Travel and immigration ground to a halt in 2020, as countries tried to curb the COVID-19 pandemic with strict restrictions on mobility. From mid-March of 2020 and late February this year, more than 100,000 restrictions on movement were issued worldwide. Global tourism hit a historic low in 2020, with a billion fewer international arrivals than in 2019. The global travel and tourism sector lost nearly $4.5 trillion.
Digital nomad visas allow holders to live in a country while working a job based abroad. Most countries require applicants to meet a certain monthly income threshold, to have proof of health insurance, and to test negative for COVID-19. The requirements are otherwise sparse, and most of the programs let visa holders remain in the country for up to a year.
In places that haven’t enacted digital nomad visa programs, workers are limited to tourist visas that prevent stays longer than a few months. Living somewhere long-term while maintaining employment abroad often requires company sponsorship and complicated bureaucratic processing.
While several preexisting visa programs are devoted to self-employed people and those who can live off passive income, digital nomad visas apply to a much broader population. Somewhat paradoxically, most of them were launched during the pandemic, even as governments were imposing the harshest restrictions on international movement in recent history. Even under these conditions, many officials realize that foreign visitors are good for economic recovery.
Estonia began developing its digital nomad visa program in 2018, and it started taking applications last August. Around 20 other countries and territories have rolled out similar schemes. Thailand and Indonesia, already top destinations for off-the-books digital nomads, are in a slow race to become the first Asian country to roll out a program for remote workers.
The demand is clearly there. When Barbados launched its year-long “Welcome Stamp” visa last June, it received more than 1,000 applications in its first week. Georgia received 2,000 applications to its year-long remote work program from August to January.

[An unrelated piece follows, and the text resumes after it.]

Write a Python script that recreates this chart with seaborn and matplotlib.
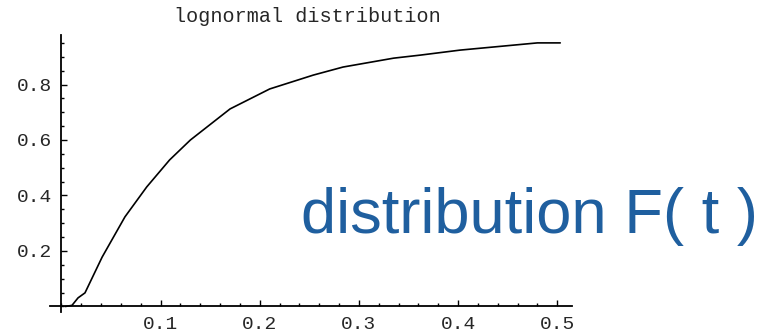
import numpy as np
import matplotlib
matplotlib.use('Agg')
import matplotlib.pyplot as plt
import seaborn as sns
from matplotlib.ticker import MultipleLocator, FixedLocator

# lognormal CDF
t_values = [0.004, 0.0106, 0.0167, 0.0237, 0.041, 0.064, 0.086, 0.109, 0.130,
            0.170, 0.210, 0.254, 0.284, 0.335, 0.362, 0.402, 0.480, 0.503]
F_values = [0.0, 0.004, 0.031, 0.049, 0.178, 0.323, 0.431, 0.528, 0.600,
            0.712, 0.784, 0.834, 0.863, 0.895, 0.906, 0.924, 0.950, 0.950]
x_ticks = [0.1, 0.2, 0.3, 0.4, 0.5]
y_ticks = [0.2, 0.4, 0.6, 0.8]
title = 'lognormal distribution'
overlay = 'distribution F( t )'

sns.set_style('white')
plt.rcParams['font.family'] = ['Liberation Mono', 'DejaVu Sans Mono']

fig = plt.figure(figsize=(7.69, 3.32), dpi=100)
ax = fig.add_axes([0.065, 0.0602, 0.679, 0.834])

sns.lineplot(x=t_values, y=F_values, ax=ax, color='black', linewidth=1.2,
             sort=False, estimator=None)

ax.set_xlim(-0.0116, 0.515)
ax.set_ylim(-0.02, 0.978)

for side in ['top', 'right']:
    ax.spines[side].set_visible(False)
ax.spines['left'].set_position(('data', 0))
ax.spines['bottom'].set_position(('data', 0))
for side in ['left', 'bottom']:
    ax.spines[side].set_color('black')
    ax.spines[side].set_linewidth(1.3)

ax.xaxis.set_major_locator(FixedLocator(x_ticks))
ax.yaxis.set_major_locator(FixedLocator(y_ticks))
ax.xaxis.set_minor_locator(MultipleLocator(0.02))
ax.yaxis.set_minor_locator(MultipleLocator(0.05))
ax.set_xticklabels([f'{v:g}' for v in x_ticks])
ax.set_yticklabels([f'{v:g}' for v in y_ticks])
ax.tick_params(which='both', direction='in', color='black', width=1.0,
               labelsize=14, pad=7, bottom=True, left=True)
ax.tick_params(which='major', length=4.5)
ax.tick_params(which='minor', length=2.5)

fig.text(307 / 769, 1 - 17 / 332, title, ha='center', va='center',
         fontsize=14.5, family=['Liberation Mono', 'DejaVu Sans Mono'])
fig.text(301 / 769, 1 - 233 / 332, overlay, ha='left', va='baseline',
         fontsize=45.5, color='#1F5F9F', family=['Liberation Sans', 'DejaVu Sans'])

fig.savefig('out.png', dpi=100)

Croatia adopted its digital nomad program thanks to the Dutch entrepreneur Jan de Jong, who pitched the idea to Prime Minister Andrej Plenković in an open letter on LinkedIn. De Jong, who has lived in Croatia for over a decade, was invited to meet with Plenković and the Ministry of the Interior shortly after posting his appeal.
De Jong tells Reason that politicians “right away showed full understanding of how big of an opportunity this was for Croatia.” He built much of his case around the wealth digital nomads bring to a country: “The average monthly salary in Croatia is EUR 905. So, basically, every digital nomad that comes to Croatia is considered to be a high-spending temporary citizen of Croatia.” With those people comes “a nice influx of new revenues.”

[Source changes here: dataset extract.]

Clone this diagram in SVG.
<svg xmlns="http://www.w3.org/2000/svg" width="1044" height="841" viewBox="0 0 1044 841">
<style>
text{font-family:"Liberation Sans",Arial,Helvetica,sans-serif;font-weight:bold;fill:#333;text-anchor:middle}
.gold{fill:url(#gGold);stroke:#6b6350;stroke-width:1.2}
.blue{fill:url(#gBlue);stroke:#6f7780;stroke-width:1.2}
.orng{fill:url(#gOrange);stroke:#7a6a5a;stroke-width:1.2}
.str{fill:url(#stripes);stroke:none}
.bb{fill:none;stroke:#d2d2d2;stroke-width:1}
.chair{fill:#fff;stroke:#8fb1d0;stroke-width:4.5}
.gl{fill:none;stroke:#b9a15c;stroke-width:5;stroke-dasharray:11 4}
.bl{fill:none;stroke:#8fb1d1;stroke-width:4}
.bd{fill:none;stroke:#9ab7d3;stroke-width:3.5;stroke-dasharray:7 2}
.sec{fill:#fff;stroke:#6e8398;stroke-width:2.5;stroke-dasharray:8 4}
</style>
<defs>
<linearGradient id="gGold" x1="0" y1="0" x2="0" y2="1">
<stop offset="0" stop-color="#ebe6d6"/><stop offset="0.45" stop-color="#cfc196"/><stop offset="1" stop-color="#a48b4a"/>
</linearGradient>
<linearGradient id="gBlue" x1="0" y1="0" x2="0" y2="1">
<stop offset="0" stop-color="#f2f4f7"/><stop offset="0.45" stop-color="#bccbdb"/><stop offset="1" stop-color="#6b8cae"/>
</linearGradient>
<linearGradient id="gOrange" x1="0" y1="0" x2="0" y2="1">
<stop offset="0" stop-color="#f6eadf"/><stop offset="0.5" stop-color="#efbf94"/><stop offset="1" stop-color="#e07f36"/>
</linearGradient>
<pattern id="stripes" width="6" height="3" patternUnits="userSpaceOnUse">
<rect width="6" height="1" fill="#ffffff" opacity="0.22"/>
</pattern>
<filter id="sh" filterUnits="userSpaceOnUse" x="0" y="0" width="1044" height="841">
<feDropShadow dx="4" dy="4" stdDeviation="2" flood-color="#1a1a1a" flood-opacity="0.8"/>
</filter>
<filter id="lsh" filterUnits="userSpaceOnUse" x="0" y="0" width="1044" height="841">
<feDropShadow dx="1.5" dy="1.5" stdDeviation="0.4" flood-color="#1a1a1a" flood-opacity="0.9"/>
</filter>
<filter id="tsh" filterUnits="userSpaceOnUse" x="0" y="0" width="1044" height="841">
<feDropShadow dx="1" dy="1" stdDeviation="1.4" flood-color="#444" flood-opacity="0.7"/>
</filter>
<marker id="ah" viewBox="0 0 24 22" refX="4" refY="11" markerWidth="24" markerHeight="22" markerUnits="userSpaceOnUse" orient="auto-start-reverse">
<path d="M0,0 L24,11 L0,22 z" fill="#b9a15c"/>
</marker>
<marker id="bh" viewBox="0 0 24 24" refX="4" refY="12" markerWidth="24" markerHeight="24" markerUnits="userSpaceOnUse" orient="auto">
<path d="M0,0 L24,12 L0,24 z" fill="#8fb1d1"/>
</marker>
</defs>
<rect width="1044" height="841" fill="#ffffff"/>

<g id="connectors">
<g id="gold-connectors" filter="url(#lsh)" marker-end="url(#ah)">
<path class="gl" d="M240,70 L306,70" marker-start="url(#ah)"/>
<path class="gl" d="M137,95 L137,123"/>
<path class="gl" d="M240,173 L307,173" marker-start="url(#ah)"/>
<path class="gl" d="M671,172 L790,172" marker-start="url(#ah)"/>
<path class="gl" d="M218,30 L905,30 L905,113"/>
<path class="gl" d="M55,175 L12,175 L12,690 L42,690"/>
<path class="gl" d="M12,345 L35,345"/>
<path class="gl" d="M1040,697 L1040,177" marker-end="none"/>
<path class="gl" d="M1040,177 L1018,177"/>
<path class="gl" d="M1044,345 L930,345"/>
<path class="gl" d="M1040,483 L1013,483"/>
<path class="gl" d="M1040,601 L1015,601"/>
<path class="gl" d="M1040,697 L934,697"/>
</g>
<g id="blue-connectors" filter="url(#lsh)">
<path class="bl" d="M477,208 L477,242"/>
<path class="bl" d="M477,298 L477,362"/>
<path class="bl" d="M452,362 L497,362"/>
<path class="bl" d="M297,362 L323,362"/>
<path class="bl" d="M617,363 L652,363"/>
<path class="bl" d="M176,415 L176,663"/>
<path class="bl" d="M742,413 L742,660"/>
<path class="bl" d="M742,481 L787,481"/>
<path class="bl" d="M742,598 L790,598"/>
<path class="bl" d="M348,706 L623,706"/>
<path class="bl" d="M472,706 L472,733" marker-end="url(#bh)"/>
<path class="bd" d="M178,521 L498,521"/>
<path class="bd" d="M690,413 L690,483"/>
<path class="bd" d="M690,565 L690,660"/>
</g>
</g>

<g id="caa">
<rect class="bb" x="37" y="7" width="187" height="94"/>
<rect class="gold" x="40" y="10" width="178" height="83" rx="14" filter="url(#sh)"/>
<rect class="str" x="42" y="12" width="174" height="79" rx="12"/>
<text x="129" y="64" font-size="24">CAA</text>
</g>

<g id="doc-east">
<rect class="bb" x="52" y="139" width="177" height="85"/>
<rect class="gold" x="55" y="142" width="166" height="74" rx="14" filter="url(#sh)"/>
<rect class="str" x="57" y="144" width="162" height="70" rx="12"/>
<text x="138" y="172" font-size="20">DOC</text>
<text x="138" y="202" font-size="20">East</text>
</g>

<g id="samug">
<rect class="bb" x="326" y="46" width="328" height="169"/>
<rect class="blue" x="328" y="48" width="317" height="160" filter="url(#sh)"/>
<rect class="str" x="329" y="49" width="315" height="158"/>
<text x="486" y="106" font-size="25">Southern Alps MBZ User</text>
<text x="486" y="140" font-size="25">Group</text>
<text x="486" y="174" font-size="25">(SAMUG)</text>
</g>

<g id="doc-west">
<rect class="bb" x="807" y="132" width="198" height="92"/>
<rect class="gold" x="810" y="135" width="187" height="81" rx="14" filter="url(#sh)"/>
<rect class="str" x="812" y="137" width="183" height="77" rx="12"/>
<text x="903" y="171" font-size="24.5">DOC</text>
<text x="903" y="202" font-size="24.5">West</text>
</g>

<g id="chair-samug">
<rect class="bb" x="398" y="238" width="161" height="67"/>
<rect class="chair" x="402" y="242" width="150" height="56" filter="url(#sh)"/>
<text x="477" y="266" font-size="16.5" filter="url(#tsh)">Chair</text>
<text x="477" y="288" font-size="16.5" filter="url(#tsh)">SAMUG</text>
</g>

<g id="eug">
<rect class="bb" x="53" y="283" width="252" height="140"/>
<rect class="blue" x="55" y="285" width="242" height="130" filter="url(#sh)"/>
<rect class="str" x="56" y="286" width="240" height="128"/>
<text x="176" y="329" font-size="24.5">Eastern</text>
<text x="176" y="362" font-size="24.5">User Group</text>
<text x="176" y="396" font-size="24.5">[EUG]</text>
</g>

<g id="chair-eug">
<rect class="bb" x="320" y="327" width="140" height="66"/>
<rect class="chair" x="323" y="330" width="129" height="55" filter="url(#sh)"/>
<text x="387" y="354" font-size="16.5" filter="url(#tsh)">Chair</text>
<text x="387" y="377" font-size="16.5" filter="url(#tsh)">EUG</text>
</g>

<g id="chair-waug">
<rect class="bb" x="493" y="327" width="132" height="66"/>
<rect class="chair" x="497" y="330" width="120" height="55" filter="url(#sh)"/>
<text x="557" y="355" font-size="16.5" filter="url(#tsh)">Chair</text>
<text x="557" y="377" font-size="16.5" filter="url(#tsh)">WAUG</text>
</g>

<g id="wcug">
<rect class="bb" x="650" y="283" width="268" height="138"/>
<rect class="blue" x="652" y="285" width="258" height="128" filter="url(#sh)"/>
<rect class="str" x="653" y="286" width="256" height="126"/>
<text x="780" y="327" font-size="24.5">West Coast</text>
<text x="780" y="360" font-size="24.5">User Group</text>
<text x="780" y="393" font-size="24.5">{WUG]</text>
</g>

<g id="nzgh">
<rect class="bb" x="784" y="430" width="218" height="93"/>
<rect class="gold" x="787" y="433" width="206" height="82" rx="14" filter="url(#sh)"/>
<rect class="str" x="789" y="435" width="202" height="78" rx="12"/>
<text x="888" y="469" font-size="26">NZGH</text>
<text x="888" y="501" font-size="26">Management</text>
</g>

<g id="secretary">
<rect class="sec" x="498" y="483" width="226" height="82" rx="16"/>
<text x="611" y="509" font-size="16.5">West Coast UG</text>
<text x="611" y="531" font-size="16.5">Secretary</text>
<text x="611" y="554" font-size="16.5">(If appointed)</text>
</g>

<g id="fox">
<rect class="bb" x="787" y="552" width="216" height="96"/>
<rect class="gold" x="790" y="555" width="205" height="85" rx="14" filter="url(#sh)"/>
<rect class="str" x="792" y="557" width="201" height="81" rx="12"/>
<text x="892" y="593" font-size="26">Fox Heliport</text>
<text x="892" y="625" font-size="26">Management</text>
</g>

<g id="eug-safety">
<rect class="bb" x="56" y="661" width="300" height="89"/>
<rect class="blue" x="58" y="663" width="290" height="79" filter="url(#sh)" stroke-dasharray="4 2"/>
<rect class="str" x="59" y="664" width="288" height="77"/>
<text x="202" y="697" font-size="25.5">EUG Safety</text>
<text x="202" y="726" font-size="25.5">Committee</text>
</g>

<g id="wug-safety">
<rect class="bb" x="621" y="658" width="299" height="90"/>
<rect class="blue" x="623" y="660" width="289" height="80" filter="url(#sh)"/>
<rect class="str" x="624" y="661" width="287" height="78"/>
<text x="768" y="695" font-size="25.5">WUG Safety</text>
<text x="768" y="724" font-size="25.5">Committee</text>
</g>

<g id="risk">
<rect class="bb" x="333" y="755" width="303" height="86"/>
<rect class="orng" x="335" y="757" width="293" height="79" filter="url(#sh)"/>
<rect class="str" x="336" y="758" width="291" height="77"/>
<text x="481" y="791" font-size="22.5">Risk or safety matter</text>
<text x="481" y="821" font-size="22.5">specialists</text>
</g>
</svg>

Welcome as that revenue is, de Jong thinks it may be “even more important” that “digital nomads will be bringing their experience and mindset with them.” Over the past 10 to 15 years, half a million young people have left the country. “By welcoming digital nomads,” de Jong says, “we wish to reverse the brain-drain.” In that way, digital nomad visas can offer both short-term relief for pandemic-era strain and long-term benefits for countries struggling to attract talent.
The digital nomad visa market is sufficiently saturated that countries are advertising unique benefits to attract workers interested in relocating. The Croatian visa program has a lower income threshold than Barbados and Estonia, gives digital nomads the opportunity to buy private health insurance, and does not collect income tax during the 12-month visa period. Barbados, Cape Verde, and Georgia also exempt digital nomads from income taxation. Dominica offers duty-free goods and discounts from service providers. Dubai provides the COVID-19 vaccine to visa holders free of charge.

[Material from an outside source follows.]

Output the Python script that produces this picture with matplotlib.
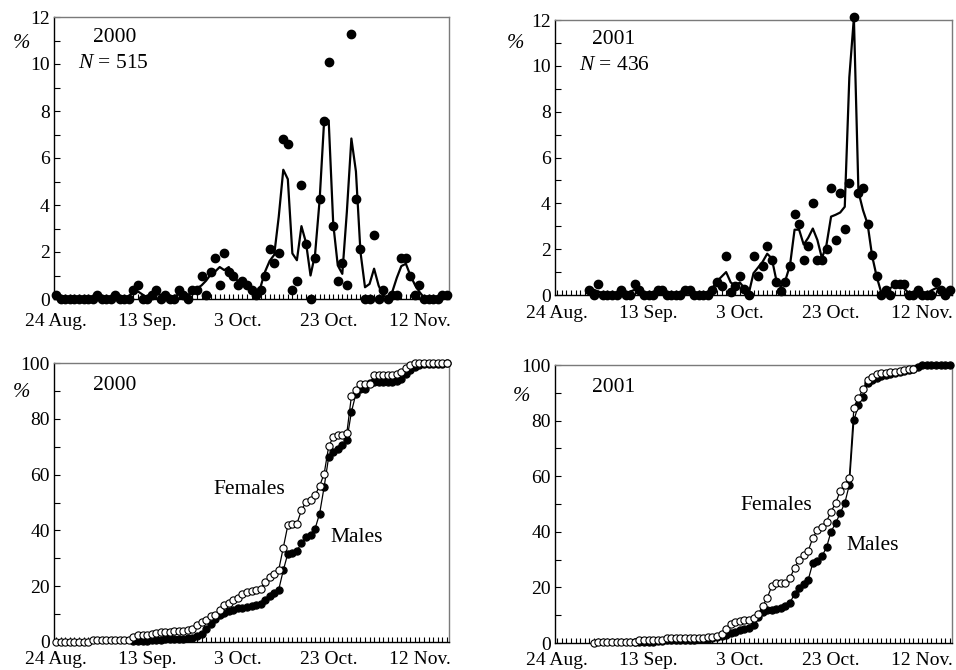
import numpy as np
import matplotlib
matplotlib.use("Agg")
import matplotlib.pyplot as plt
import matplotlib.transforms as mtransforms
from matplotlib.ticker import MultipleLocator

plt.rcParams['font.family'] = ['Liberation Serif', 'DejaVu Serif']
plt.rcParams['mathtext.fontset'] = 'custom'
plt.rcParams['mathtext.rm'] = 'Liberation Serif'
plt.rcParams['mathtext.it'] = 'Liberation Serif:italic'

nan = np.nan
days = np.arange(87)
date_ticks = [0, 20, 40, 60, 80]
date_labels = ["24 Aug.", "13 Sep.", "3 Oct.", "23 Oct.", "12 Nov."]

# ---- 2000 daily (%) ----
daily_2000 = [0.19, 0, 0, 0, 0, 0, 0, 0, 0, 0.19,
              0, 0, 0, 0.19, 0, 0, 0, 0.39, 0.58, 0,
              0, 0.19, 0.39, 0, 0.19, 0, 0, 0.39, 0.19, 0,
              0.39, 0.39, 0.97, 0.19, 1.17, 1.75, 0.58, 1.94, 1.17, 0.97,
              0.58, 0.78, 0.58, 0.39, 0.19, 0.39, 0.97, 2.14, 1.55, 1.94,
              6.80, 6.60, 0.39, 0.78, 4.85, 2.33, 0, 1.75, 4.27, 7.57,
              10.10, 3.11, 0.78, 1.55, 0.58, 11.26, 4.27, 2.14, 0, 0,
              2.72, 0, 0.39, 0, 0.19, 0.19, 1.75, 1.75, 0.97, 0.19,
              0.58, 0, 0, 0, 0, 0.19, 0.19]
line_2000 = [0.06, 0.06, 0, 0, 0, 0, 0, 0, 0.06, 0.06,
             0.06, 0, 0.06, 0.06, 0.06, 0, 0.13, 0.32, 0.32, 0.19,
             0.06, 0.19, 0.19, 0.19, 0.06, 0.06, 0.13, 0.19, 0.19, 0.19,
             0.26, 0.45, 0.58, 0.78, 1.04, 1.17, 1.36, 1.23, 1.36, 0.91,
             0.78, 0.65, 0.58, 0.39, 0.25, 0.52, 1.17, 1.62, 1.88, 3.50,
             5.50, 5.10, 1.94, 1.65, 3.10, 2.40, 1.00, 1.90, 4.20, 7.60,
             7.60, 3.20, 1.43, 1.07, 3.70, 6.83, 5.43, 2.00, 0.50, 0.64,
             1.29, 0.57, 0.14, 0.07, 0.30, 0.90, 1.40, 1.50, 1.00, 0.60,
             0.30, 0.06, 0, 0, 0.06, 0.13, 0.13]

# ---- 2001 daily (%) ----
daily_2001 = [nan, nan, nan, nan, nan, nan, nan, 0.23, 0, 0.46,
              0, 0, 0, 0, 0.23, 0, 0, 0.46, 0.23, 0,
              0, 0, 0.23, 0.23, 0, 0, 0, 0, 0.23, 0.23,
              0, 0, 0, 0, 0.23, 0.58, 0.40, 1.70, 0.15, 0.40,
              0.83, 0.25, 0, 1.70, 0.83, 1.28, 2.15, 1.53, 0.58, 0.18,
              0.58, 1.28, 3.53, 3.08, 1.53, 2.15, 4.00, 1.53, 1.53, 2.00,
              4.68, 2.40, 4.47, 2.87, 4.90, 12.15, 4.47, 4.68, 3.08, 1.73,
              0.83, 0, 0.23, 0, 0.46, 0.46, 0.46, 0, 0, 0.23,
              0, 0, 0, 0.58, 0.23, 0, 0.23]
line_2001 = [nan, nan, nan, nan, nan, nan, nan, 0.15, 0.23, 0.15,
             0.08, 0, 0, 0.08, 0.08, 0.08, 0.15, 0.23, 0.23, 0.08,
             0, 0.08, 0.15, 0.15, 0.08, 0, 0, 0.08, 0.15, 0.15,
             0.08, 0, 0.08, 0.15, 0.30, 0.60, 0.80, 1.00, 0.55, 0.40,
             0.55, 0.30, 0.10, 0.95, 1.20, 1.45, 1.80, 1.60, 0.65, 0.35,
             0.65, 1.30, 2.85, 2.85, 2.20, 2.50, 2.90, 2.40, 1.60, 2.20,
             3.42, 3.50, 3.60, 3.85, 9.50, 12.10, 4.50, 3.70, 3.10, 1.70,
             0.80, 0.10, 0.10, 0.30, 0.45, 0.45, 0.30, 0.08, 0.08, 0.08,
             0, 0.08, 0.20, 0.30, 0.27, 0.15, 0.10]

# ---- cumulative (%) 2000 ----
females_2000 = [0, 0, 0, 0, 0, 0, 0, 0, 0.6, 0.6,
                0.6, 0.6, 0.6, 0.6, 0.6, 0.6, 0.6, 1.8, 2.4, 2.4,
                2.4, 3.0, 3.4, 3.5, 3.6, 3.6, 3.8, 3.9, 4.0, 4.4,
                4.8, 6.0, 7.2, 8.0, 9.4, 9.8, 11.6, 13.1, 14.0, 14.9,
                15.9, 17.1, 17.9, 18.3, 18.6, 19.1, 21.5, 23.2, 24.5, 25.9,
                33.8, 41.8, 42.2, 42.4, 47.2, 50.2, 50.8, 52.6, 55.9, 60.3,
                70.1, 73.5, 74.1, 74.3, 74.9, 88.0, 90.4, 92.4, 92.4, 92.4,
                95.6, 95.6, 95.6, 95.6, 95.6, 96.0, 96.8, 98.2, 99.2, 100,
                100, 100, 100, 100, 100, 100, 100]
males_2000 = [nan, nan, nan, nan, nan, nan, nan, nan, nan, nan,
              nan, nan, nan, nan, nan, nan, nan, 0.2, 0.3, 0.4,
              0.5, 0.6, 0.7, 0.8, 0.9, 1.0, 1.0, 1.1, 1.2, 1.3,
              1.6, 2.0, 3.0, 4.8, 6.6, 8.4, 9.6, 10.4, 11.1, 11.6,
              12.1, 12.3, 12.5, 12.8, 13.1, 13.7, 15.2, 16.4, 17.5, 18.8,
              25.7, 31.7, 32.0, 32.6, 35.5, 37.8, 38.5, 40.6, 46.0, 55.6,
              66.3, 68.1, 69.3, 70.5, 72.3, 82.4, 89.0, 90.8, 90.8, 92.8,
              93.2, 93.2, 93.2, 93.2, 93.2, 93.5, 94.4, 96.2, 97.6, 98.6,
              99.2, 99.8, 99.8, 99.8, 99.8, 99.8, 100]

# ---- cumulative (%) 2001 ----
females_2001 = [nan, nan, nan, nan, nan, nan, nan, nan, 0, 0.2,
                0.5, 0.5, 0.5, 0.5, 0.5, 0.5, 0.5, 0.5, 1.1, 1.1,
                1.1, 1.1, 1.1, 1.1, 1.8, 1.8, 1.8, 1.8, 1.8, 1.8,
                1.8, 1.9, 1.9, 2.0, 2.0, 2.5, 3.1, 5.0, 6.8, 7.5,
                7.9, 8.1, 8.1, 8.9, 10.3, 13.3, 16.2, 20.4, 21.6, 21.6,
                21.6, 23.4, 27.0, 30.0, 31.8, 33.2, 37.8, 40.7, 41.9, 43.7,
                47.3, 50.3, 54.7, 56.9, 59.5, 84.6, 88.2, 91.3, 94.6, 95.8,
                96.6, 97.0, 97.2, 97.4, 97.6, 97.8, 98.2, 98.6, 98.6, nan,
                nan, nan, nan, nan, nan, nan, nan]
males_2001 = [nan, nan, nan, nan, nan, nan, nan, nan, nan, nan,
              nan, nan, nan, nan, nan, nan, nan, 0.3, 0.4, 0.5,
              0.5, 0.5, 0.6, 0.8, 0.9, 0.9, 0.9, 0.9, 1.0, 1.1,
              1.2, 1.3, 1.4, 1.6, 1.8, 2.1, 2.6, 3.0, 3.5, 4.0,
              4.5, 5.0, 5.4, 6.5, 9.5, 11.3, 11.7, 12.0, 12.2, 12.7,
              13.3, 14.5, 17.7, 19.8, 21.3, 22.8, 28.8, 29.6, 31.2, 34.4,
              40.1, 43.1, 46.7, 50.3, 56.9, 80.1, 85.6, 88.5, 93.4, 94.5,
              95.3, 96.0, 96.5, 96.8, 97.1, 97.4, 97.8, 98.2, 98.6, 99.4,
              100, 100, 100, 100, 100, 100, 100]

W, H = 956, 670
fig = plt.figure(figsize=(W / 100, H / 100), dpi=100)
lift = mtransforms.ScaledTranslation(0, 3 / 100, fig.dpi_scale_trans)


def add_ax(l, t, r, b):
    return fig.add_axes([l / W, 1 - b / H, (r - l) / W, (b - t) / H])


def style(ax, ymax, ymajor, yminor, xpad):
    ax.set_xlim(-0.5, 86.5)
    ax.set_ylim(0, ymax)
    for s in ['left', 'bottom']:
        ax.spines[s].set_color('black')
        ax.spines[s].set_linewidth(1.0)
    for s in ['top', 'right']:
        ax.spines[s].set_color('#7a7a7a')
        ax.spines[s].set_linewidth(1.0)
    ax.set_xticks(date_ticks)
    ax.set_xticklabels(date_labels)
    ax.xaxis.set_minor_locator(MultipleLocator(1))
    ax.yaxis.set_major_locator(MultipleLocator(ymajor))
    ax.yaxis.set_minor_locator(MultipleLocator(yminor))
    ax.tick_params(axis='both', which='both', direction='in', top=False, right=False,
                   labelsize=14, width=0.8, colors='black')
    ax.tick_params(axis='x', which='both', length=3.5, pad=xpad)
    ax.tick_params(axis='y', which='major', length=4, pad=3)
    ax.tick_params(axis='y', which='minor', length=4)
    # lift the "0" label slightly, as in the original
    fig.canvas.draw()
    lab0 = ax.yaxis.get_majorticklabels()[0]
    lab0.set_transform(lab0.get_transform() + lift)


def ftext(x, y, s, **kw):
    fig.text(x / W, 1 - y / H, s, ha='center', va='center', **kw)


def top_panel(ax, daily, line, xpad):
    ax.plot(days, line, color='black', lw=1.6, zorder=3, clip_on=False)
    ax.plot(days, daily, 'o', color='black', ms=6, zorder=4, clip_on=False)
    style(ax, 12, 2, 1, xpad)


def bottom_panel(ax, fem, mal, xpad):
    ax.plot(days, mal, '-o', color='black', lw=0.9, ms=5.2, mfc='black',
            mec='black', mew=0.8, zorder=3, clip_on=False)
    ax.plot(days, fem, '-o', color='black', lw=0.9, ms=5.2, mfc='white',
            mec='black', mew=0.8, zorder=4, clip_on=False)
    style(ax, 100, 20, 10, xpad)


ax1 = add_ax(54, 17, 449, 299)
top_panel(ax1, daily_2000, line_2000, 10)
ax2 = add_ax(555, 20, 952, 295)
top_panel(ax2, daily_2001, line_2001, 7.5)
ax3 = add_ax(54, 363, 449, 642)
bottom_panel(ax3, females_2000, males_2000, 6.5)
ax4 = add_ax(555, 365, 952, 643)
bottom_panel(ax4, females_2001, males_2001, 6.5)

fs = 15.5
ftext(22, 43, "%", fontsize=15, style='italic')
ftext(515, 43, "%", fontsize=15, style='italic')
ftext(21, 392, "%", fontsize=15, style='italic')
ftext(522, 397, "%", fontsize=15, style='italic')

ftext(115, 37, "2000", fontsize=fs)
ftext(113, 64, "$N$ = 515", fontsize=fs)
ftext(614, 39, "2001", fontsize=fs)
ftext(614, 66, "$N$ = 436", fontsize=fs)
ftext(115, 386, "2000", fontsize=fs)
ftext(614, 387, "2001", fontsize=fs)
ftext(249, 490, "Females", fontsize=fs)
ftext(357, 538, "Males", fontsize=fs)
ftext(776, 506, "Females", fontsize=fs)
ftext(873, 545, "Males", fontsize=fs)

fig.savefig("out.png", dpi=100)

With many restrictions on global movement still in place, travelers may not be as interested as usual in shorter trips. But longer-term nomadism, de Jong predicts, will “recover faster and sooner.”
Border reopening goalposts have been pushed back again and again, and it’s easy to fear that these restrictions on movement will outlast the pandemic. But the growing popularity of digital nomad visas bodes well for the long-term health of international mobility. Travelers bring talent and resources with them, and officials adopting this idea understand the goodness of that.